═════ MATERIAL ═════
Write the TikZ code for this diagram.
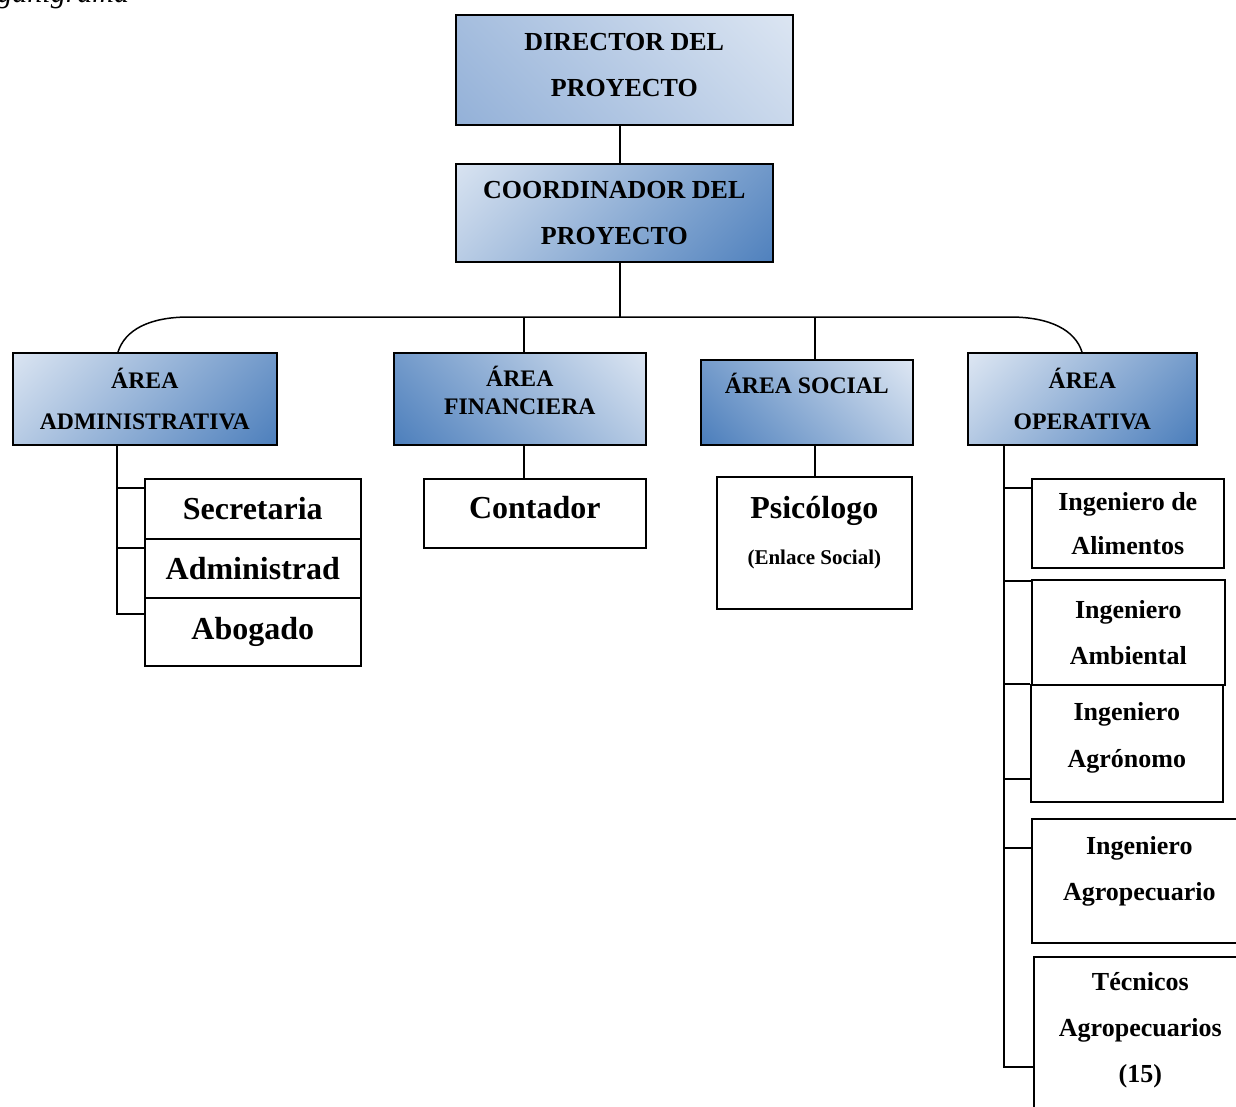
\documentclass[tikz,border=0pt]{standalone}
\usepackage{fontspec}
\setmainfont{Liberation Serif}
\usepackage{tikz}
\usetikzlibrary{positioning,calc}
\definecolor{boxLight}{RGB}{222,231,243}
\definecolor{boxMid}{RGB}{145,175,215}
\definecolor{boxDark}{RGB}{74,125,187}
\tikzstyle{orgChart} = [x = 1pt, y = -1pt]
\tikzstyle{orgLine} = [color=black, line width=1.5pt]
\tikzstyle{orgBox} = [draw=black, line width=1.6pt, anchor=north west, align=center, inner sep=0pt]
\newcommand{\diagShade}[3]{\shade [top color=#1, bottom color=#2, shading angle=#3] let \p1=(path picture bounding box.south west), \p2=(path picture bounding box.north east), \n1={max(\x2-\x1,\y2-\y1)/2} in ($(path picture bounding box.center)+({-\n1},{-\n1})$) rectangle ($(path picture bounding box.center)+({\n1},{\n1})$);}
\tikzstyle{shadeDown} = [orgBox, path picture={\diagShade{boxLight}{boxDark}{45}}]
\tikzstyle{shadeUp} = [orgBox, path picture={\diagShade{boxLight}{boxDark}{-45}}]
\tikzstyle{shadeSoft} = [orgBox, path picture={\diagShade{boxLight}{boxMid}{-45}}]
\tikzstyle{staffBox} = [orgBox, fill=white]
\newcommand{\boxFont}[2]{\bfseries\fontsize{#1}{#2}\selectfont}
\newcommand{\adminBranch}[2]{\draw [orgLine] (adminTrunk) |- ([yshift=-#2pt]#1.north west);}
\newcommand{\opBranch}[2]{\draw [orgLine] (opTrunk) |- ([yshift=-#2pt]#1.north west);}

\begin{document}
\begin{tikzpicture}[orgChart]
\useasboundingbox (0,0) rectangle (1236,1107);
\node [anchor=base west, inner sep=0pt, font=\itshape\fontsize{30}{30}\selectfont] (figTitle) at (-35,3) {Organigrama};
\node [shadeSoft, minimum width=337pt, minimum height=110pt, text depth=10pt, font=\boxFont{26}{46}] (director) at (455,14) {DIRECTOR DEL\\PROYECTO};
\node [shadeDown, minimum width=317pt, minimum height=98pt, font=\boxFont{26}{46}] (coordinator) at (455,163) {COORDINADOR DEL\\PROYECTO};
\node [shadeDown, minimum width=264pt, minimum height=92pt, font=\boxFont{23.7}{41}] (admin) at (12,352) {ÁREA\\ADMINISTRATIVA};
\node [shadeUp, minimum width=252pt, minimum height=92pt, text depth=16pt, font=\boxFont{23.7}{28}] (financiera) at (393,352) {ÁREA\\FINANCIERA};
\node [shadeUp, minimum width=212pt, minimum height=85pt, text height=17pt, text depth=34pt, font=\boxFont{23.7}{28}] (social) at (700,359) {ÁREA SOCIAL};
\node [shadeDown, minimum width=229pt, minimum height=92pt, font=\boxFont{23.7}{41}] (operativa) at (967,352) {ÁREA\\OPERATIVA};

\node [staffBox, minimum width=216pt, minimum height=60pt, font=\boxFont{32}{40}] (secretaria) at (144,478) {Secretaria};
\node [staffBox, minimum width=216pt, minimum height=59pt, font=\boxFont{32}{40}] (administrad) at (144,538) {Administrad};
\node [staffBox, minimum width=216pt, minimum height=68pt, font=\boxFont{32}{40}] (abogado) at (144,597) {Abogado};
\node [staffBox, minimum width=222pt, minimum height=69pt, text depth=12pt, font=\boxFont{32}{40}] (contador) at (423,478) {Contador};
\node [staffBox, minimum width=195pt, minimum height=132pt, text depth=25pt, font=\boxFont{32}{46}] (psicologo) at (716,476) {Psicólogo\\{\boxFont{21}{46}(Enlace Social)}};

\node [staffBox, minimum width=192pt, minimum height=89pt, font=\boxFont{26}{44}] (alimentos) at (1031,478) {Ingeniero de\\Alimentos};
\node [staffBox, minimum width=193pt, minimum height=105pt, font=\boxFont{26}{46}] (ambiental) at (1031,579) {Ingeniero\\Ambiental};
\node [staffBox, minimum width=192pt, minimum height=117pt, text depth=16pt, font=\boxFont{26}{47}] (agronomo) at (1030,684) {Ingeniero\\Agrónomo};
\node [staffBox, minimum width=215pt, minimum height=124pt, text depth=24pt, font=\boxFont{26}{46}] (agropecuario) at (1031,818) {Ingeniero\\Agropecuario};
\node [staffBox, minimum width=213pt, minimum height=170pt, text depth=28pt, font=\boxFont{26}{46}] (tecnicos) at (1033,956) {Técnicos\\Agropecuarios\\(15)};

\coordinate (busTop) at (620,317);
\coordinate (busLeft) at (189,317);
\coordinate (busRight) at (1010,317);
\coordinate (finAxis) at ([xshift=4pt]financiera.north);
\coordinate (socialAxis) at ([xshift=8pt]social.north);
\coordinate (adminTrunk) at ([xshift=105pt]admin.south west);
\coordinate (opTrunk) at ([xshift=37pt]operativa.south west);

\draw [orgLine] (busTop |- director.south) -- (busTop |- coordinator.north);
\draw [orgLine] (busTop |- coordinator.south) -- (busTop);
\draw [orgLine] ([xshift=106pt]admin.north west) .. controls +(7pt,22pt) and +(-40pt,0pt) .. (busLeft) -- (busRight) .. controls +(40pt,0pt) and +(-7pt,22pt) .. ([xshift=115pt]operativa.north west);
\draw [orgLine] (finAxis) -- (finAxis |- busTop);
\draw [orgLine] (socialAxis) -- (socialAxis |- busTop);
\draw [orgLine] (finAxis |- financiera.south) -- (finAxis |- contador.north);
\draw [orgLine] (socialAxis |- social.south) -- (socialAxis |- psicologo.north);

\adminBranch{secretaria}{10}
\adminBranch{administrad}{10}
\adminBranch{abogado}{17}

\opBranch{alimentos}{10}
\opBranch{ambiental}{2}
\opBranch{agronomo}{0}
\opBranch{agronomo}{95}
\opBranch{agropecuario}{30}
\opBranch{tecnicos}{111}
\end{tikzpicture}
\end{document}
═════
TASK INSTRUCTIONS: Every line is to be duplicated exactly, though pictures stay out.

WRITTEN ANSWER:
Write the TikZ code for this diagram.
\documentclass[tikz,border=0pt]{standalone}
\usepackage{fontspec}
\setmainfont{Liberation Serif}
\usepackage{tikz}
\usetikzlibrary{positioning,calc}
\definecolor{boxLight}{RGB}{222,231,243}
\definecolor{boxMid}{RGB}{145,175,215}
\definecolor{boxDark}{RGB}{74,125,187}
\tikzstyle{orgChart} = [x = 1pt, y = -1pt]
\tikzstyle{orgLine} = [color=black, line width=1.5pt]
\tikzstyle{orgBox} = [draw=black, line width=1.6pt, anchor=north west, align=center, inner sep=0pt]
\newcommand{\diagShade}[3]{\shade [top color=#1, bottom color=#2, shading angle=#3] let \p1=(path picture bounding box.south west), \p2=(path picture bounding box.north east), \n1={max(\x2-\x1,\y2-\y1)/2} in ($(path picture bounding box.center)+({-\n1},{-\n1})$) rectangle ($(path picture bounding box.center)+({\n1},{\n1})$);}
\tikzstyle{shadeDown} = [orgBox, path picture={\diagShade{boxLight}{boxDark}{45}}]
\tikzstyle{shadeUp} = [orgBox, path picture={\diagShade{boxLight}{boxDark}{-45}}]
\tikzstyle{shadeSoft} = [orgBox, path picture={\diagShade{boxLight}{boxMid}{-45}}]
\tikzstyle{staffBox} = [orgBox, fill=white]
\newcommand{\boxFont}[2]{\bfseries\fontsize{#1}{#2}\selectfont}
\newcommand{\adminBranch}[2]{\draw [orgLine] (adminTrunk) |- ([yshift=-#2pt]#1.north west);}
\newcommand{\opBranch}[2]{\draw [orgLine] (opTrunk) |- ([yshift=-#2pt]#1.north west);}

\begin{document}
\begin{tikzpicture}[orgChart]
\useasboundingbox (0,0) rectangle (1236,1107);
\node [anchor=base west, inner sep=0pt, font=\itshape\fontsize{30}{30}\selectfont] (figTitle) at (-35,3) {Organigrama};
\node [shadeSoft, minimum width=337pt, minimum height=110pt, text depth=10pt, font=\boxFont{26}{46}] (director) at (455,14) {DIRECTOR DEL\\PROYECTO};
\node [shadeDown, minimum width=317pt, minimum height=98pt, font=\boxFont{26}{46}] (coordinator) at (455,163) {COORDINADOR DEL\\PROYECTO};
\node [shadeDown, minimum width=264pt, minimum height=92pt, font=\boxFont{23.7}{41}] (admin) at (12,352) {ÁREA\\ADMINISTRATIVA};
\node [shadeUp, minimum width=252pt, minimum height=92pt, text depth=16pt, font=\boxFont{23.7}{28}] (financiera) at (393,352) {ÁREA\\FINANCIERA};
\node [shadeUp, minimum width=212pt, minimum height=85pt, text height=17pt, text depth=34pt, font=\boxFont{23.7}{28}] (social) at (700,359) {ÁREA SOCIAL};
\node [shadeDown, minimum width=229pt, minimum height=92pt, font=\boxFont{23.7}{41}] (operativa) at (967,352) {ÁREA\\OPERATIVA};

\node [staffBox, minimum width=216pt, minimum height=60pt, font=\boxFont{32}{40}] (secretaria) at (144,478) {Secretaria};
\node [staffBox, minimum width=216pt, minimum height=59pt, font=\boxFont{32}{40}] (administrad) at (144,538) {Administrad};
\node [staffBox, minimum width=216pt, minimum height=68pt, font=\boxFont{32}{40}] (abogado) at (144,597) {Abogado};
\node [staffBox, minimum width=222pt, minimum height=69pt, text depth=12pt, font=\boxFont{32}{40}] (contador) at (423,478) {Contador};
\node [staffBox, minimum width=195pt, minimum height=132pt, text depth=25pt, font=\boxFont{32}{46}] (psicologo) at (716,476) {Psicólogo\\{\boxFont{21}{46}(Enlace Social)}};

\node [staffBox, minimum width=192pt, minimum height=89pt, font=\boxFont{26}{44}] (alimentos) at (1031,478) {Ingeniero de\\Alimentos};
\node [staffBox, minimum width=193pt, minimum height=105pt, font=\boxFont{26}{46}] (ambiental) at (1031,579) {Ingeniero\\Ambiental};
\node [staffBox, minimum width=192pt, minimum height=117pt, text depth=16pt, font=\boxFont{26}{47}] (agronomo) at (1030,684) {Ingeniero\\Agrónomo};
\node [staffBox, minimum width=215pt, minimum height=124pt, text depth=24pt, font=\boxFont{26}{46}] (agropecuario) at (1031,818) {Ingeniero\\Agropecuario};
\node [staffBox, minimum width=213pt, minimum height=170pt, text depth=28pt, font=\boxFont{26}{46}] (tecnicos) at (1033,956) {Técnicos\\Agropecuarios\\(15)};

\coordinate (busTop) at (620,317);
\coordinate (busLeft) at (189,317);
\coordinate (busRight) at (1010,317);
\coordinate (finAxis) at ([xshift=4pt]financiera.north);
\coordinate (socialAxis) at ([xshift=8pt]social.north);
\coordinate (adminTrunk) at ([xshift=105pt]admin.south west);
\coordinate (opTrunk) at ([xshift=37pt]operativa.south west);

\draw [orgLine] (busTop |- director.south) -- (busTop |- coordinator.north);
\draw [orgLine] (busTop |- coordinator.south) -- (busTop);
\draw [orgLine] ([xshift=106pt]admin.north west) .. controls +(7pt,22pt) and +(-40pt,0pt) .. (busLeft) -- (busRight) .. controls +(40pt,0pt) and +(-7pt,22pt) .. ([xshift=115pt]operativa.north west);
\draw [orgLine] (finAxis) -- (finAxis |- busTop);
\draw [orgLine] (socialAxis) -- (socialAxis |- busTop);
\draw [orgLine] (finAxis |- financiera.south) -- (finAxis |- contador.north);
\draw [orgLine] (socialAxis |- social.south) -- (socialAxis |- psicologo.north);

\adminBranch{secretaria}{10}
\adminBranch{administrad}{10}
\adminBranch{abogado}{17}

\opBranch{alimentos}{10}
\opBranch{ambiental}{2}
\opBranch{agronomo}{0}
\opBranch{agronomo}{95}
\opBranch{agropecuario}{30}
\opBranch{tecnicos}{111}
\end{tikzpicture}
\end{document}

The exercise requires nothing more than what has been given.